06 Nov 2013

Who is Succeeding and Why?

anticorrp_workshop_group
ANTICORRP researchers gather in Hamburg to discuss corruption indicators and compare contemporary anti-corruption achievements in a number of countries.

Do world governance charts correctly reflect who has made the biggest strides in building control of corruption?

Researchers from the European Seventh Framework Programme (FP7) research project ANTICORRP assembled during the weekend of 25-27 October at a workshop hosted by the German Institute for Global and Area Studies (GIGA) in Hamburg for a first round of discussion of contemporary global ‘achievers’ – thirteen countries which have managed to reach control of corruption in recent decades.

The research meeting is part of ANTICORRP WP3 “Corruption and Governance Improvement in Global and Continental Perspective” chaired by Professor Alina Mungiu-Pippidi. The countries discussed are Botswana (David Sebudubudu), Bulgaria (Ruslan Stefanov/Alexander Stoyanov), Chile (Alfredo Rehren), Costa Rica (Bruce Wilson), Croatia (Munir Podumljak/Ana Hećimović), Estonia, Latvia (both Valts Kalnins), Poland (Grzegorz Makowski), Qatar (Lina Khatib), Rwanda (Alessandro Bozzini), South Korea (Thomas Kalinowski), Taiwan (Christian Göbel), Uruguay (Daniel Buquet / Rafael Piñeiro). A full list of background papers and authors is available here.

The case selection stems from a recent report by researchers at the Hertie School, which compared anti-corruption successes and failures across eight global regions.

These countries were selected according to their World Bank Control of Corruption ratings. All are either regional outliers, which are performing much better than the rest of the countries in their continent and/or are global achievers with a statistically significant change in their score between 1996 and 2010.

Graph Presenting Selected Anti-corruption Achievers
Control of Corruption 1996 – 2010 for Hamburg Workshop Cases

 

While publication of a select number of these reports is not due until early next year, the group has already discussed the challenge of finding reliable indicators of corruption and control of corruption to confirm or inform the Control of Corruption World Bank indicator. Dr. Christian von Soest, of GIGA summarized: “Perception-based indicators are fine as a starting point but then you need to get some real data to be able to assess governance and trace its change across time.”

However, a couple of countries, namely Rwanda and Qatar, were notable for their complexity that belies description in mere statistical terms.

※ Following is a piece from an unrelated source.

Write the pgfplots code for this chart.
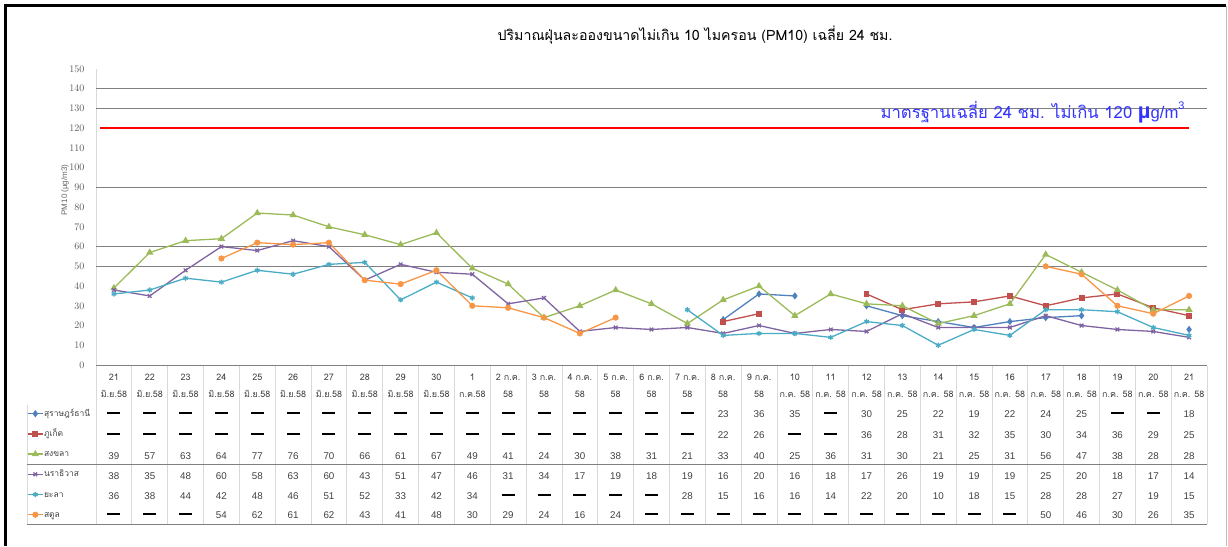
\documentclass[border=0pt]{standalone}
\usepackage{fontspec}
\setmainfont{Liberation Sans}
\newfontfamily\thaifont[Script=Thai]{Loma}
\usepackage{pgfplots}
\usepackage{pgfplotstable}
\pgfplotsset{compat=1.18}
\definecolor{cSur}{HTML}{4F81BD}
\definecolor{cPhu}{HTML}{C0504D}
\definecolor{cSong}{HTML}{9BBB59}
\definecolor{cNara}{HTML}{8064A2}
\definecolor{cYala}{HTML}{4BACC6}
\definecolor{cSatun}{HTML}{F79646}
\definecolor{txt}{HTML}{404040}
\definecolor{stdblue}{HTML}{3333FF}
\pgfplotstableread{
x sur phu song nara yala satun
0 nan nan 39 38 36 nan
1 nan nan 57 35 38 nan
2 nan nan 63 48 44 nan
3 nan nan 64 60 42 54
4 nan nan 77 58 48 62
5 nan nan 76 63 46 61
6 nan nan 70 60 51 62
7 nan nan 66 43 52 43
8 nan nan 61 51 33 41
9 nan nan 67 47 42 48
10 nan nan 49 46 34 30
11 nan nan 41 31 nan 29
12 nan nan 24 34 nan 24
13 nan nan 30 17 nan 16
14 nan nan 38 19 nan 24
15 nan nan 31 18 nan nan
16 nan nan 21 19 28 nan
17 23 22 33 16 15 nan
18 36 26 40 20 16 nan
19 35 nan 25 16 16 nan
20 nan nan 36 18 14 nan
21 30 36 31 17 22 nan
22 25 28 30 26 20 nan
23 22 31 21 19 10 nan
24 19 32 25 19 18 nan
25 22 35 31 19 15 nan
26 24 30 56 25 28 50
27 25 34 47 20 28 46
28 nan 36 38 18 27 30
29 nan 29 28 17 19 26
30 18 25 28 14 15 35
}\pmdata
\newcommand{\D}{\textcolor{black}{\rule[2.5pt]{13pt}{1.8pt}}}
\begin{document}
\begin{tikzpicture}
\path[use as bounding box] (0pt,0pt) rectangle (1228pt,546pt);
% frame
\draw[black, line width=3pt] (5pt,0pt) -- (5pt,540pt) -- (1226pt,540pt);
\draw[black!25, line width=1pt] (1226pt,540pt) -- (1226pt,0pt);
% title
\node[font=\thaifont\fontsize{14.2}{15}\selectfont, text=black] at (695pt,511pt)
  {ปริมาณฝุ่นละอองขนาดไม่เกิน 10 ไมครอน (PM10) เฉลี่ย 24 ชม.};
% y label
\node[rotate=90, font=\fontsize{8}{9}\selectfont, text=black!60] at (65pt,356pt) {PM10 (µg/m3)};
\begin{axis}[
  at={(96pt,181pt)}, anchor=south west,
  scale only axis, width=1111pt, height=296pt,
  xmin=-0.5, xmax=30.5, ymin=0, ymax=150,
  axis lines=left, axis line style={-},
  x axis line style={draw=black!50, line width=0.8pt},
  y axis line style={draw=black!15, line width=0.8pt},
  xtick=\empty,
  ytick={0,10,...,150},
  major tick length=0pt,
  yticklabel style={font=\fontsize{10}{10}\selectfont, text=black!65, xshift=-8pt},
  extra y ticks={50,60,90,130,140},
  extra y tick labels={},
  extra y tick style={grid=major, major grid style={draw=black!50, line width=0.8pt}},
  unbounded coords=jump,
  clip=false,
  legend style={at={(-0.0621,-0.1436)}, anchor=north west, draw=none, fill=none,
    font=\thaifont\fontsize{8.5}{9}\selectfont, text=txt, row sep=8.2pt, inner sep=0pt,
    nodes={inner sep=0.5pt, text height=8pt, text depth=3pt}},
  legend cell align=left,
  legend image code/.code={\draw[mark repeat=2,mark phase=2] plot coordinates {(0pt,0pt) (7.5pt,0pt) (15pt,0pt)};},
]
\addplot[cSur, line width=1.3pt, mark=diamond*, mark size=2.6pt] table[x=x,y=sur]{\pmdata};
\addlegendentry{สุราษฎร์ธานี}
\addplot[cPhu, line width=1.3pt, mark=square*, mark size=2.3pt] table[x=x,y=phu]{\pmdata};
\addlegendentry{ภูเก็ต}
\addplot[cSong, line width=1.3pt, mark=triangle*, mark size=2.9pt] table[x=x,y=song]{\pmdata};
\addlegendentry{สงขลา}
\addplot[cNara, line width=1.3pt, mark=x, mark size=2.6pt] table[x=x,y=nara]{\pmdata};
\addlegendentry{นราธิวาส}
\addplot[cYala, line width=1.3pt, mark=asterisk, mark size=2.6pt] table[x=x,y=yala]{\pmdata};
\addlegendentry{ยะลา}
\addplot[cSatun, line width=1.3pt, mark=*, mark size=2.4pt] table[x=x,y=satun]{\pmdata};
\addlegendentry{สตูล}
\addplot[red, line width=1.6pt, forget plot] coordinates {(-0.39,120) (30.0,120)};
\node[anchor=east, text=stdblue, inner sep=0pt] at (axis cs:29.88,128)
  {{\thaifont\fontsize{16.7}{17}\selectfont มาตรฐานเฉลี่ย 24 ชม. ไม่เกิน 120 }{\fontsize{22}{22}\selectfont\bfseries µ}{\fontsize{16.7}{17}\selectfont g/m}\raisebox{9pt}{\fontsize{11}{11}\selectfont 3}};
\end{axis}
% data table grid
\foreach \k in {0,...,31} {
  \draw[black!15, line width=0.8pt] ({96pt+35.84pt*\k},180pt) -- ({96pt+35.84pt*\k},22pt);
}
\draw[black!15, line width=0.8pt] (27pt,141pt) -- (27pt,22pt);
\draw[black!50, line width=0.8pt] (27pt,82pt) -- (1207pt,82pt);
\draw[black!50, line width=0.8pt] (27pt,22pt) -- (1207pt,22pt);
% header
\begin{scope}[every node/.style={font=\thaifont\fontsize{9}{10}\selectfont, text=txt, inner sep=0pt}]
\foreach \v [count=\i from 0] in {21,22,23,24,25,26,27,28,29,30,1,2 ก.ค.,3 ก.ค.,4 ก.ค.,5 ก.ค.,6 ก.ค.,7 ก.ค.,8 ก.ค.,9 ก.ค.,10,11,12,13,14,15,16,17,18,19,20,21}
  \node at ({113.92pt+35.84pt*\i},169pt) {\v};
\foreach \v [count=\i from 0] in {มิ.ย.58,มิ.ย.58,มิ.ย.58,มิ.ย.58,มิ.ย.58,มิ.ย.58,มิ.ย.58,มิ.ย.58,มิ.ย.58,มิ.ย.58,ก.ค.58,58,58,58,58,58,58,58,58,ก.ค. 58,ก.ค. 58,ก.ค. 58,ก.ค. 58,ก.ค. 58,ก.ค. 58,ก.ค. 58,ก.ค. 58,ก.ค. 58,ก.ค. 58,ก.ค. 58,ก.ค. 58}
  \node at ({113.92pt+35.84pt*\i},152pt) {\v};
\end{scope}
% rows
\begin{scope}[every node/.style={font=\fontsize{9.8}{10}\selectfont, text=txt, inner sep=0pt}]
\foreach \v [count=\i from 0] in {\D,\D,\D,\D,\D,\D,\D,\D,\D,\D,\D,\D,\D,\D,\D,\D,\D,23,36,35,\D,30,25,22,19,22,24,25,\D,\D,18}
  \node at ({113.92pt+35.84pt*\i},132pt) {\v};
\foreach \v [count=\i from 0] in {\D,\D,\D,\D,\D,\D,\D,\D,\D,\D,\D,\D,\D,\D,\D,\D,\D,22,26,\D,\D,36,28,31,32,35,30,34,36,29,25}
  \node at ({113.92pt+35.84pt*\i},111pt) {\v};
\foreach \v [count=\i from 0] in {39,57,63,64,77,76,70,66,61,67,49,41,24,30,38,31,21,33,40,25,36,31,30,21,25,31,56,47,38,28,28}
  \node at ({113.92pt+35.84pt*\i},90pt) {\v};
\foreach \v [count=\i from 0] in {38,35,48,60,58,63,60,43,51,47,46,31,34,17,19,18,19,16,20,16,18,17,26,19,19,19,25,20,18,17,14}
  \node at ({113.92pt+35.84pt*\i},70pt) {\v};
\foreach \v [count=\i from 0] in {36,38,44,42,48,46,51,52,33,42,34,\D,\D,\D,\D,\D,28,15,16,16,14,22,20,10,18,15,28,28,27,19,15}
  \node at ({113.92pt+35.84pt*\i},50pt) {\v};
\foreach \v [count=\i from 0] in {\D,\D,\D,54,62,61,62,43,41,48,30,29,24,16,24,\D,\D,\D,\D,\D,\D,\D,\D,\D,\D,\D,50,46,30,26,35}
  \node at ({113.92pt+35.84pt*\i},31pt) {\v};
\end{scope}
\end{tikzpicture}
\end{document}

As Kevin Köhler of King’s College London noted, “Although we were talking about achievers, country experts seem to have a lot of doubts about these achievements. This is something that’s surprising to me, not being an expert on these countries but actually considering them as models for comparison with other countries.”

For instance, Rwanda has been praised by a large number of donors and development experts for its recovery from the 1994 genocide, sustained economic growth and improvement of many socioeconomic indicators, partly achieved thanks to massive aid flows. Even though corruption in Rwanda is undoubtedly lower than in its regional neighbours, the country is not as successful as some believe. The case of Rwanda suggests that petty or administrative corruption can in some cases be a very different issue from grand or political corruption, as curbing the former does not necessarily mean reducing the latter. In addition, and perhaps most importantly, Rwanda shows that relative success in the fight against bribery is not necessarily associated, as many would assume, with high levels of accountability, transparency and citizen participation. Hence, confirming the need, when investigating corruption, to analyse the broader governance context of a country: one of the key starting propositions of the ANTICORRP research project.

To wrap up the workshop, Professor Mungiu-Pippidi, presented state of the art second-generation governance indicators, which can be used for process tracing of the successful change in governance.